Gaming in 1995: Nintendo and Elsewhere

Nintendo delayed their next-generation system, Nintendo 64, until 1996. In the intervening year the company saw some of its greatest successes – and its worst failure.

On the Super Nintendo scattered among the typical movie adaptions and sports games you could find some of the greatest games in the system’s history: platformer Yoshi’s Island [dev. Nintendo EAD] and RPGs Chrono Trigger [dev. Square] and Earthbound [dev. Ape, HAL Laboratory]. The latter two rank among the greatest games ever made.

Nintendo’s Super Mario World 2: Yoshi’s Island for the SNES.

In 1995 many of the SNES’ more notable games never left Japan yet would find a dedicated American audience thanks to (unofficial) fan translations and Playstation sequels; many of these games came from famed Japanese developer Squaresoft (now Square Enix). The previous year’s Final Fantasy VI (dubbed Final Fantasy III in the United States) was a success, yet RPGs were still a relatively unimportant genre outside of Japan – at least until the runaway success of Final Fantasy VII in 1997.

Wolf Team’s Tales of Phantasia. The first game in the Tales series, it will later be remade for the Playstation using the engine of a later game, Tales of Destiny.

Among these Japan-only games: Mech strategy game Front Mission; RPG Romancing SaGa 3; action-RPG Seiken Densetsu 3. Front Mission’s sequel Front Mission 3 would make its way onto the Playstation worldwide; the SaGa series lived on as SaGa Frontier for the Playstation and Unlimited Saga for the Playstation 2; and Seiken Densetsu 3’s Mana series would see foreign shores on the Playstation. Enix’s Dragon Quest VI was the last installment in the series until 2001’s Dragon Quest VII on the Playstation; and Tales of Phantasia [dev. Wolf Team], one of the most graphically sophisticated 2D games on the SNES, would later find new life on the Playstation and Game Boy Advance. As you can see, RPG developers – once firmly in Nintendo’s corner – would soon abandon the system, thanks mainly to the storage limits and expense of Nintendo 64 cartridges.

Another RPG, but one that did make its way to the United States: Capcom’s Breath of Fire II, another SNES RPG whose sequel would make the jump to the Playstation. Quest’s Ogre Battle, a complex strategy game, also made its way abroad in 1995 – albeit in an extremely limited release. Meanwhile, Square’s Secret of Evermore recieved mixed reviews as the first, and only, Square game designed in and for the United States.
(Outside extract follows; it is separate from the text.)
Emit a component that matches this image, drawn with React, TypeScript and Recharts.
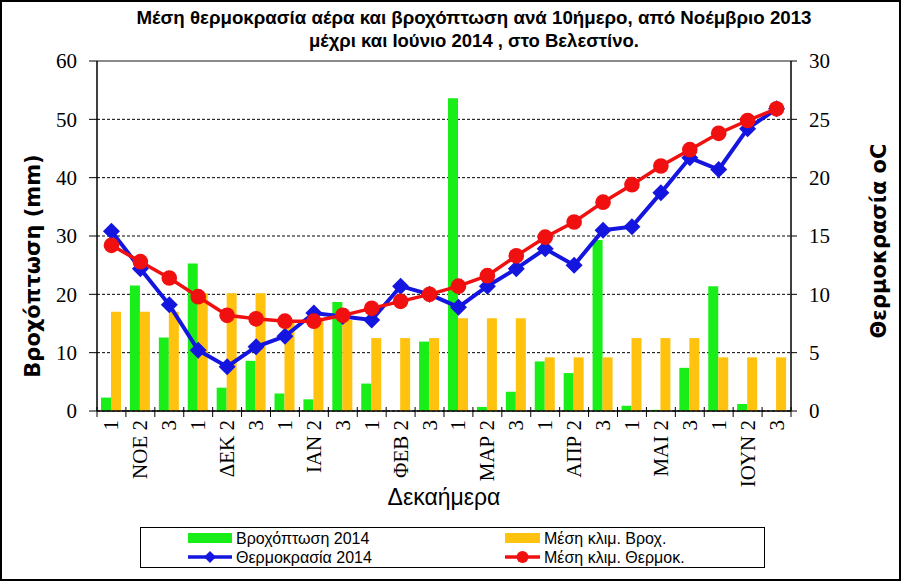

Nintendo franchises were also strong this year. 1995 was the year of Donkey Kong Country 2 [dev. Rare] and golf game Kirby’s Dream Course [dev. HAL Laboratory]. Mega Man 7 [dev. Capcom], the only “main” Mega Man game developed for a 16-bit console, failed to attract the same acclaim as the Mega Man X series – and on that note, 1995 was the year of Mega Man X2.

Meanwhile, fans of complete dreck would also find an abundance of “treasures”. Of note, notoriously ugly Olympic mascot Izzy starred in his own platformer.

Konami’s Castlevania: Dracula X for the SNES.

Adventure game Clock Tower [dev. Human] brought horror to the SNES by casting the player as a defenseless girl on the run from a maniac wielding giant scissors. And fantastic-looking action games Rendering Ranger [dev. Rainbow Arts], Super Turrican 2 [dev. Factor 5] and Konami’s Castlevania: Dracula X pushed the limits of the SNES.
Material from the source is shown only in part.